Climate change and human rights: this volume systemically sheds light on an
increasingly vital subject, tackling critical issues, such as the centrality of the basic
claim to (a sustainable) environment for resolving problems of causation and
imputation. Whereas these questions have been mostly approached politically, the
book interestingly discloses above all both a theoretical and practical legal per -
spective. The contributors thus comprehensively explore the reciprocal regulatory
implications of human rights and global warming, whose scope and consequences
have so far been largely underestimated.
From a realistic and cosmopolitan standpoint, actual damages and future
threats posed by climate change to fundamental rights bolster the idea of ‘risk
society’, first posited by Ulrich Beck.1 Global warming has a universal impact, so
much so that it affects Australia and Goudier Island, Alaska, Paris, Beijing, Rio
de Janeiro or New Delhi alike: its effects concern human beings as such, not as
nationals of different countries. Everyone is concerned: together with the right to
environment, which is progressively developing in domestic and supranational case
law and regulation, the claim of humanity to survival is eventually at stake.
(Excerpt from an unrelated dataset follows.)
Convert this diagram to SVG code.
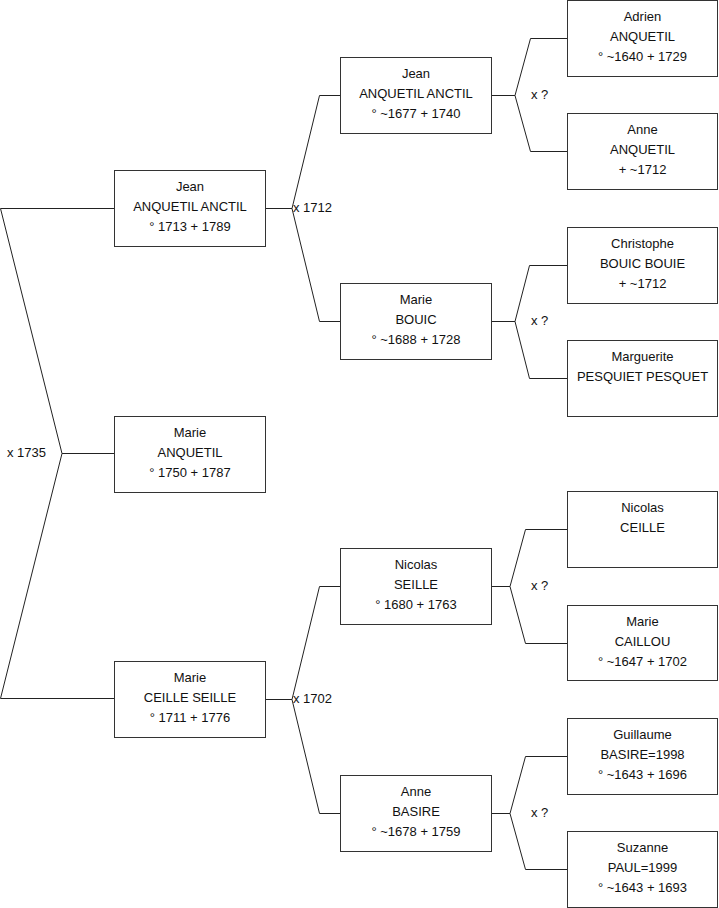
<svg xmlns="http://www.w3.org/2000/svg" width="719" height="908" viewBox="0 0 719 908">
<style>
.box{fill:#fff;stroke:#333;stroke-width:1}
.ln{fill:none;stroke:#222;stroke-width:1}
text{font-family:"Liberation Sans",Arial,sans-serif;font-size:13px;fill:#111}
.c{text-anchor:middle}
</style>
<rect x="0" y="0" width="719" height="908" fill="#fff"/>
<g id="connectors">
<path class="ln" d="M114,208.5 H0.5 L62,453.5 L0.5,698.5 H114 M62,453.5 H114"/>
<path class="ln" d="M265,208.5 H292 M340,95.5 H319.5 L292,208.5 L319.5,321.5 H340"/>
<path class="ln" d="M265,699.5 H292 M340,586.5 H319.5 L292,699.5 L319.5,813.5 H340"/>
<path class="ln" d="M491,95.5 H515 M567,38.5 H530.5 L515,95.5 L530.5,151.5 H567"/>
<path class="ln" d="M491,321.5 H515 M567,265.5 H529.5 L515,321.5 L529.5,378.5 H567"/>
<path class="ln" d="M491,586.5 H510 M567,529.5 H525.5 L510,586.5 L525.5,643.5 H567"/>
<path class="ln" d="M491,813.5 H510 M567,756.5 H525.5 L510,813.5 L525.5,869.5 H567"/>
<text x="7" y="457">x 1735</text>
<text x="293" y="212">x 1712</text>
<text x="293" y="703">x 1702</text>
<text x="531" y="99">x ?</text>
<text x="531" y="325">x ?</text>
<text x="531" y="590">x ?</text>
<text x="531" y="817">x ?</text>
</g>
<g id="n1"><rect class="box" x="114.5" y="170.5" width="151" height="76"/>
<text class="c" x="190" y="191">Jean</text><text class="c" x="190" y="211">ANQUETIL ANCTIL</text><text class="c" x="190" y="231">° 1713 + 1789</text></g>
<g id="n2"><rect class="box" x="114.5" y="416.5" width="151" height="76"/>
<text class="c" x="190" y="437">Marie</text><text class="c" x="190" y="457">ANQUETIL</text><text class="c" x="190" y="477">° 1750 + 1787</text></g>
<g id="n3"><rect class="box" x="114.5" y="661.5" width="151" height="76"/>
<text class="c" x="190" y="682">Marie</text><text class="c" x="190" y="702">CEILLE SEILLE</text><text class="c" x="190" y="722">° 1711 + 1776</text></g>
<g id="n4"><rect class="box" x="340.5" y="57.5" width="151" height="76"/>
<text class="c" x="416" y="78">Jean</text><text class="c" x="416" y="98">ANQUETIL ANCTIL</text><text class="c" x="416" y="118">° ~1677 + 1740</text></g>
<g id="n5"><rect class="box" x="340.5" y="283.5" width="151" height="76"/>
<text class="c" x="416" y="304">Marie</text><text class="c" x="416" y="324">BOUIC</text><text class="c" x="416" y="344">° ~1688 + 1728</text></g>
<g id="n6"><rect class="box" x="340.5" y="548.5" width="151" height="76"/>
<text class="c" x="416" y="569">Nicolas</text><text class="c" x="416" y="589">SEILLE</text><text class="c" x="416" y="609">° 1680 + 1763</text></g>
<g id="n7"><rect class="box" x="340.5" y="775.5" width="151" height="76"/>
<text class="c" x="416" y="796">Anne</text><text class="c" x="416" y="816">BASIRE</text><text class="c" x="416" y="836">° ~1678 + 1759</text></g>
<g id="n8"><rect class="box" x="567.5" y="0.5" width="150" height="76"/>
<text class="c" x="642.5" y="21">Adrien</text><text class="c" x="642.5" y="41">ANQUETIL</text><text class="c" x="642.5" y="61">° ~1640 + 1729</text></g>
<g id="n9"><rect class="box" x="567.5" y="113.5" width="150" height="76"/>
<text class="c" x="642.5" y="134">Anne</text><text class="c" x="642.5" y="154">ANQUETIL</text><text class="c" x="642.5" y="174">+ ~1712</text></g>
<g id="n10"><rect class="box" x="567.5" y="227.5" width="150" height="76"/>
<text class="c" x="642.5" y="248">Christophe</text><text class="c" x="642.5" y="268">BOUIC BOUIE</text><text class="c" x="642.5" y="288">+ ~1712</text></g>
<g id="n11"><rect class="box" x="567.5" y="340.5" width="150" height="76"/>
<text class="c" x="642.5" y="361">Marguerite</text><text class="c" x="642.5" y="381">PESQUIET PESQUET</text></g>
<g id="n12"><rect class="box" x="567.5" y="491.5" width="150" height="76"/>
<text class="c" x="642.5" y="512">Nicolas</text><text class="c" x="642.5" y="532">CEILLE</text></g>
<g id="n13"><rect class="box" x="567.5" y="605.5" width="150" height="75"/>
<text class="c" x="642.5" y="626">Marie</text><text class="c" x="642.5" y="646">CAILLOU</text><text class="c" x="642.5" y="666">° ~1647 + 1702</text></g>
<g id="n14"><rect class="box" x="567.5" y="718.5" width="150" height="76"/>
<text class="c" x="642.5" y="739">Guillaume</text><text class="c" x="642.5" y="759">BASIRE=1998</text><text class="c" x="642.5" y="779">° ~1643 + 1696</text></g>
<g id="n15"><rect class="box" x="567.5" y="831.5" width="150" height="76"/>
<text class="c" x="642.5" y="852">Suzanne</text><text class="c" x="642.5" y="872">PAUL=1999</text><text class="c" x="642.5" y="892">° ~1643 + 1693</text></g>
</svg>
Individual and collective perspectives therefore merge with one another:
threatened by climate change, intertwined particular and collective rights may
allow overcoming national and cultural barriers. Along these lines, as postulated
by Jürgen Habermas,2 globalised human relationships at best facilitate the
conception of a universal community and ‘global citizenship’.3 Based on the
Kantian idea of a cosmopolitan society centred on individuals and peoples,4
international and domestic law, or even ‘global’ law, can thus play a key role in
shaping the relationship between climate change and human rights. Within this
context, the book develops a robust practical analysis of current and prospective
positive regulation, outlining its potential, loopholes and limits, against a consistent
theoretical background, sharply inspired by tripartite fundamental obligations.